Lázaro Barredo en la Mesa Redonda

Sufro de alergias a Internet por intolerancia a las malas noticias y los morbos que despiertan. Es algo que empezó con la muerte de Eusebio, dolorosa como no creía que fuera por estar al tanto de sus quebrantos de salud, pero que me dejó sin ganas de navegar por las redes.

Después de leer hasta la fatiga lo que dijeron otros colegas y de sentir agradecida, que muchos hablaban por mí, choqué con ofensas y vanidades tan absurdas e inaceptables, que me invadió un deseo enfermizo de desconectarme y enmudecer. Y hasta donde pude me alejé.

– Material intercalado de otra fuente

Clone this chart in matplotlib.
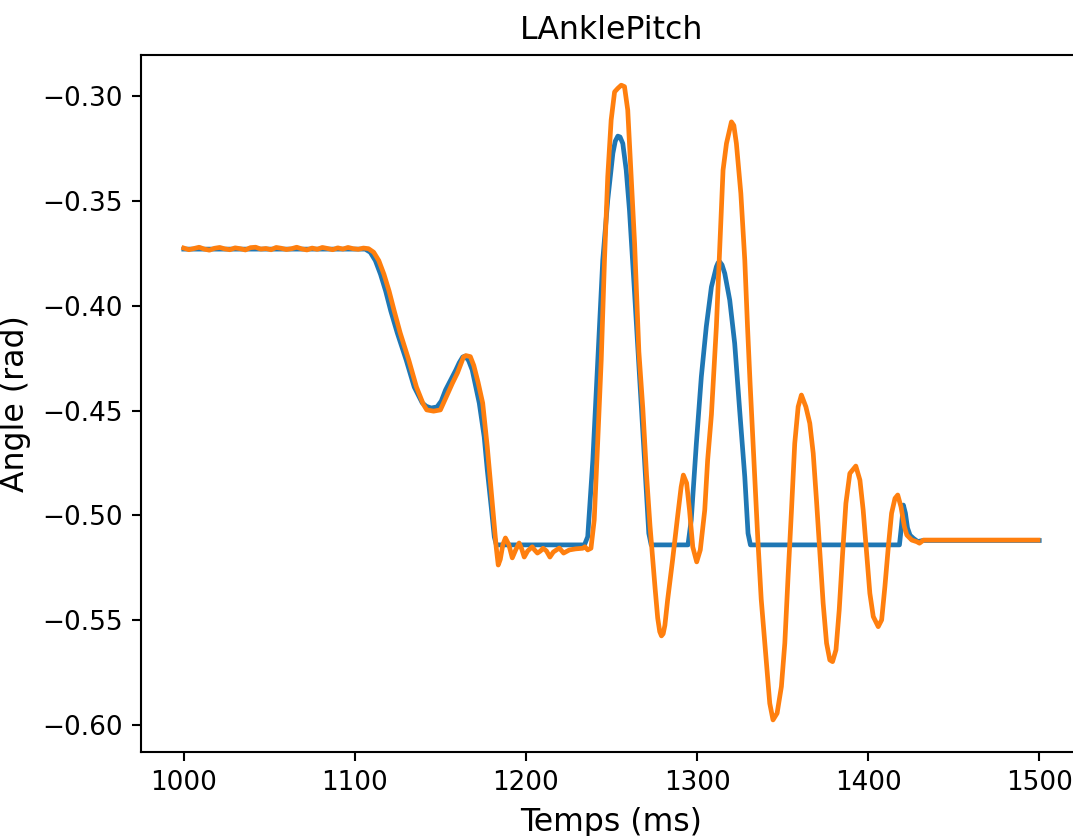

Pero no dura mucho el reposo cuando se tiene este oficio. Y las malas noticias no piden permiso para suceder. Primero fue el golpe de las imágenes de Beirut, estremecida por dos explosiones que arrasaban con una extensa área de la ciudad donde viven la entrañable Wafica Ibrahim, su familia, colegas y amigos comunes. Sabiéndolos a salvo a todos, creí vencer las penas al final del día, pero el alivio duró pocos minutos.

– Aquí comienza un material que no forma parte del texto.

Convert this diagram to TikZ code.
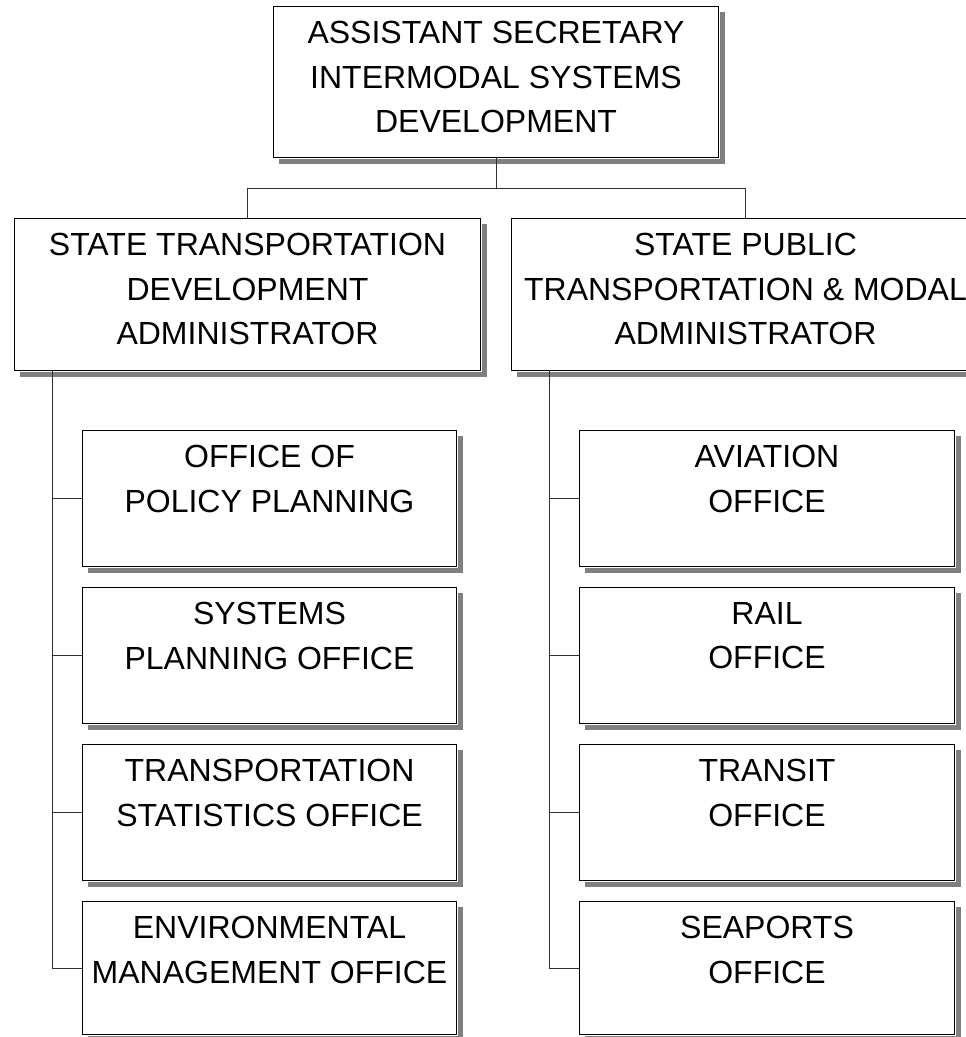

Una llamada de Randy Alonso iba a traer otra mala e inesperada noticia: la muerte de Lázaro Barredo Medina, a quien tanto quería y a quien debo mucho de lo que he intentado ser y soy como periodista.

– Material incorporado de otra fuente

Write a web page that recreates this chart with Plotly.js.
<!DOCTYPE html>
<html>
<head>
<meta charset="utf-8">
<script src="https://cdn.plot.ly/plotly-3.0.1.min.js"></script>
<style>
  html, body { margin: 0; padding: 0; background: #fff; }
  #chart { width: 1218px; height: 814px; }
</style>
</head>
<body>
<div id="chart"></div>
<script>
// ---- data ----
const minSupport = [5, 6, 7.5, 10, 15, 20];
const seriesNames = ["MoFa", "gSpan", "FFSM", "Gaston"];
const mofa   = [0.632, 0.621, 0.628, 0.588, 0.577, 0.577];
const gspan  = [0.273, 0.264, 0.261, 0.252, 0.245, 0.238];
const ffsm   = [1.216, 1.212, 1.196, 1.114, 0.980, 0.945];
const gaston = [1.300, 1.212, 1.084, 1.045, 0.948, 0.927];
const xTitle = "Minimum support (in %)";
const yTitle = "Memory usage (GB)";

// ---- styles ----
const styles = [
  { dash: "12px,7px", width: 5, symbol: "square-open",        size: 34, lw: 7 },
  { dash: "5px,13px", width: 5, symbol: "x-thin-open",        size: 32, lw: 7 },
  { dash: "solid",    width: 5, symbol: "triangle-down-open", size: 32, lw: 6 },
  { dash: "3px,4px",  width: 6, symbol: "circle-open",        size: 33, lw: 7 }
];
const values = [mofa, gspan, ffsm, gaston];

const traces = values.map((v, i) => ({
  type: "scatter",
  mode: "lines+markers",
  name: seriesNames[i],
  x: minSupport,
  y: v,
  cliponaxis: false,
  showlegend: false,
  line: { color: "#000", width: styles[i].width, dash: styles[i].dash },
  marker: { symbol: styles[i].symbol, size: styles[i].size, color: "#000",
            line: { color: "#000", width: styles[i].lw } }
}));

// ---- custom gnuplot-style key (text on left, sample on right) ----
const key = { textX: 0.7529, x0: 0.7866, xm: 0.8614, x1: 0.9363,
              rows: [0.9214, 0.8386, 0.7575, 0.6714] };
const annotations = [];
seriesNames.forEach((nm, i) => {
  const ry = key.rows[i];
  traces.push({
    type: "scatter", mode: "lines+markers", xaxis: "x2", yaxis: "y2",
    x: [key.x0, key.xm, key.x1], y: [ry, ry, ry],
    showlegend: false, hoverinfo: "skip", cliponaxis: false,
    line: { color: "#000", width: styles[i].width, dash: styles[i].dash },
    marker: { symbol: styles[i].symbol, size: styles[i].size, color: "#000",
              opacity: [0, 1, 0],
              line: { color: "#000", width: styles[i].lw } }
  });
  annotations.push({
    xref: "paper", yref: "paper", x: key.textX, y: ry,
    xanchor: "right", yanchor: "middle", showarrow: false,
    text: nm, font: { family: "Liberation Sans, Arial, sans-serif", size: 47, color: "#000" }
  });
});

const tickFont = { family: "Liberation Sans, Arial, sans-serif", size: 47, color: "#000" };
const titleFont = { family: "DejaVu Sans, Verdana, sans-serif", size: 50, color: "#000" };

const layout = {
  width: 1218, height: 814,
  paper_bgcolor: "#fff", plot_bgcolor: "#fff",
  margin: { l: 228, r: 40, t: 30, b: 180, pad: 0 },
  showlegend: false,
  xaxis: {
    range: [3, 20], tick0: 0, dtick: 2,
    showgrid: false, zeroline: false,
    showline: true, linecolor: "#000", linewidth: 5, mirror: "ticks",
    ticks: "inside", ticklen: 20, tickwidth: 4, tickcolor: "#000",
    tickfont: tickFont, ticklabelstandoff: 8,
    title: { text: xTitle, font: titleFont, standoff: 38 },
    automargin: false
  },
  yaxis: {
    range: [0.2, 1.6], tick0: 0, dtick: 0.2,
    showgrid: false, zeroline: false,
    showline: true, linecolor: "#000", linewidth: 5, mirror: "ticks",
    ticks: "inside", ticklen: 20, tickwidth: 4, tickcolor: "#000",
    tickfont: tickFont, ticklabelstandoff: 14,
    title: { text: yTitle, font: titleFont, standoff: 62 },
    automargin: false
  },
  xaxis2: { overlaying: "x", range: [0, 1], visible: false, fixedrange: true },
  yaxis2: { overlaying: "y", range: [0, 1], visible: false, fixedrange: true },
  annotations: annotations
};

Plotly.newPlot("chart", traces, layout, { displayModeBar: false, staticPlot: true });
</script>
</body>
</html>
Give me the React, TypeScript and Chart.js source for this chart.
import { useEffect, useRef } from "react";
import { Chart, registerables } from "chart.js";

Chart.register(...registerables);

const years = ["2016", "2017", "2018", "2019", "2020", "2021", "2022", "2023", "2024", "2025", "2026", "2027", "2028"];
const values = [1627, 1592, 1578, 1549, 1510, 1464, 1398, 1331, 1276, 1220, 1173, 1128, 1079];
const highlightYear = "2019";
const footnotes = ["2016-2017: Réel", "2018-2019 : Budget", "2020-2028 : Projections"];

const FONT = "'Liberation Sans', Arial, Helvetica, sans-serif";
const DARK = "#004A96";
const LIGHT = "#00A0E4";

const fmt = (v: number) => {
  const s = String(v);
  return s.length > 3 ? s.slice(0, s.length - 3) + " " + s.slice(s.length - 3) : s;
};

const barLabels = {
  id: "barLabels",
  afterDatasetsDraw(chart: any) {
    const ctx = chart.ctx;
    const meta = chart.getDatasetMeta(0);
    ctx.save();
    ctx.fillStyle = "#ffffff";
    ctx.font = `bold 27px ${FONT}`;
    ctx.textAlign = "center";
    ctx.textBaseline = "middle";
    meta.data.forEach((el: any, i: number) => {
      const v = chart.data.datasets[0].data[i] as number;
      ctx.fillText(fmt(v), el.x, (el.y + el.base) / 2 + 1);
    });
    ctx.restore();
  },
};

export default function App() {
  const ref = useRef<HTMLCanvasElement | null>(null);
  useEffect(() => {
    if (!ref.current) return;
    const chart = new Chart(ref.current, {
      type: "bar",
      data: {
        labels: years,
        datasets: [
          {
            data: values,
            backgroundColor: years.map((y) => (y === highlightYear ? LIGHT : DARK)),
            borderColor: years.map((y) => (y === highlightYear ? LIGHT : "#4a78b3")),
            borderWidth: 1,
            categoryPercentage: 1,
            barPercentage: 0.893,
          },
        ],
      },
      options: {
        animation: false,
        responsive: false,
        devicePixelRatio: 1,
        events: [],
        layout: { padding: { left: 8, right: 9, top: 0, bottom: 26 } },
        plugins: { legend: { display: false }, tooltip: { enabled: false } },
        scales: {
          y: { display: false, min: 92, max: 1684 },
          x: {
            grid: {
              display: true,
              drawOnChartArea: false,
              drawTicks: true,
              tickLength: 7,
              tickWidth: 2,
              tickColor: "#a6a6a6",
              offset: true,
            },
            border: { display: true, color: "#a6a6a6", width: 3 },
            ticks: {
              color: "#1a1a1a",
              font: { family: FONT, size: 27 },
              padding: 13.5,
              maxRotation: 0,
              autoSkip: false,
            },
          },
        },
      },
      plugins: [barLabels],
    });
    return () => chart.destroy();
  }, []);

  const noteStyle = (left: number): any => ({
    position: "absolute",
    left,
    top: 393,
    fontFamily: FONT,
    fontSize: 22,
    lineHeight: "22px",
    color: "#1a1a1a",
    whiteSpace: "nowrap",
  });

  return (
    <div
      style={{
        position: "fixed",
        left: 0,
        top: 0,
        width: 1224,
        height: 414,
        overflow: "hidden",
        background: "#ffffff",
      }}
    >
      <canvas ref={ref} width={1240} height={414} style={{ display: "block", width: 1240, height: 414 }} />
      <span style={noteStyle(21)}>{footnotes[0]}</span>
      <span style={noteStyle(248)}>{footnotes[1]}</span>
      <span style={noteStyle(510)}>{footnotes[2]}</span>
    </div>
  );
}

Era subdirector de Juventud Rebelde cuando entré al diario en 1982. Como había sido miembro prominente del grupo de muchachos de todas las provincias y los más disímiles oficios que en los años 70 se formaron en la mítica Escuela de corresponsales - ubicada en la casona de la calle 25, que luego fue casa de los inmigrantes del resto del país- nos trataba con la deferencia de quien alguna vez estuvo en nuestro pellejo y visitaba con frecuencia nuestras corresponsalías, un apoyo indispensable frente a las autoridades locales, siempre empeñadas en controlar lo que se publica en los medios nacionales. Sin enemistarse con nadie, defendía la autonomía del periódico y del periodista.

No era un jefe de oficina. Solía escribir de grandes temas y de temas sencillos. Del país y del mundo. De lo universal y de lo doméstico. Arriesgó tesis duras sobre la corrupción y la burocracia tanto como sobre el terrorismo y la mafia de origen cubano asentada en la Florida. Y fue de los primeros en hacer, desde el quirófano, la crónica de los infartos que sufrió su corazón, muy joven aún y siempre enamorado, pero también bajo el permanente stress que genera el periodismo.

Cuando asumió la vicepresidencia de la UPEC junto al gran Julio García Luis, fue promotor de cambios importantes y también polémicos. Él mismo vivió siempre en el centro de fuertes discusiones que jamás rehuía. Le costaba ceder en los debates, pero sabía aceptar los argumentos de los otros.

En la Asamblea Nacional brilló como diputado, integrando por muchos años su prestigiosa Comisión de Relaciones internacionales y promoviendo junto a Tubal Páez la estructura comunicacional de nuestro parlamento.

Compartimos escaños allí y en todas las tribunas que la Revolución abrió en 1999, especialmente la Mesa Redonda, de la que nos honró siempre ser fundadores y panelistas habituales por más de 20 años.

Nuestro reportaje a cuatro manos "El camaján" y Cubadebate nos unieron aún más en los peores días de enfrentamiento a las amenazas de intervención contra Cuba, impulsadas por falaces campañas contra la Revolución.

Coincidíamos y también discrepábamos en los modos de decir, pero no en las esencias. Y cuando nos tocó pelear en otras geografías, ante escenarios hostiles, siempre se comportó como un caballero: primero las mujeres. No recuerdo haber cargado un equipaje cada vez que viajamos juntos.

Fue director de Granma y enviado especial y único de más de un viaje del General de Ejército, Raúl Castro al exterior y antes contó con la confianza de Fidel para analizar los temas más complejos de las difíciles relaciones de Cuba y los Estados Unidos. En vivo y en directo, en horas muy críticas para el país, Lázaro y Taladrid, como Randy, Polanco o Dimas, fueron voces firmes de la Revolución de las que siempre estaremos orgullosos sus colegas de la Mesa Redonda.

Por eso tiene más valor el modo ejemplarmente humilde en que volvió a ser periodista de filas de Trabajadores o de Bohemia y en que esperaba los llamados a la Mesa, sin preguntar por qué cuando no ocurría. Y todo, después de largos años dirigiendo, y recibiendo reconocimientos y distinciones únicos.

Sigo con crisis de alergia a las redes y a las malas noticias, pero necesitaba darle un último abrazo a quien tanto quiero y debo. A un hombre que dedicó su vida y su oficio a defender a la Revolución de frente, sin antifaces ni eufemismos, nunca le faltaron detractores. Que no le falten tampoco los justos elogios que merece.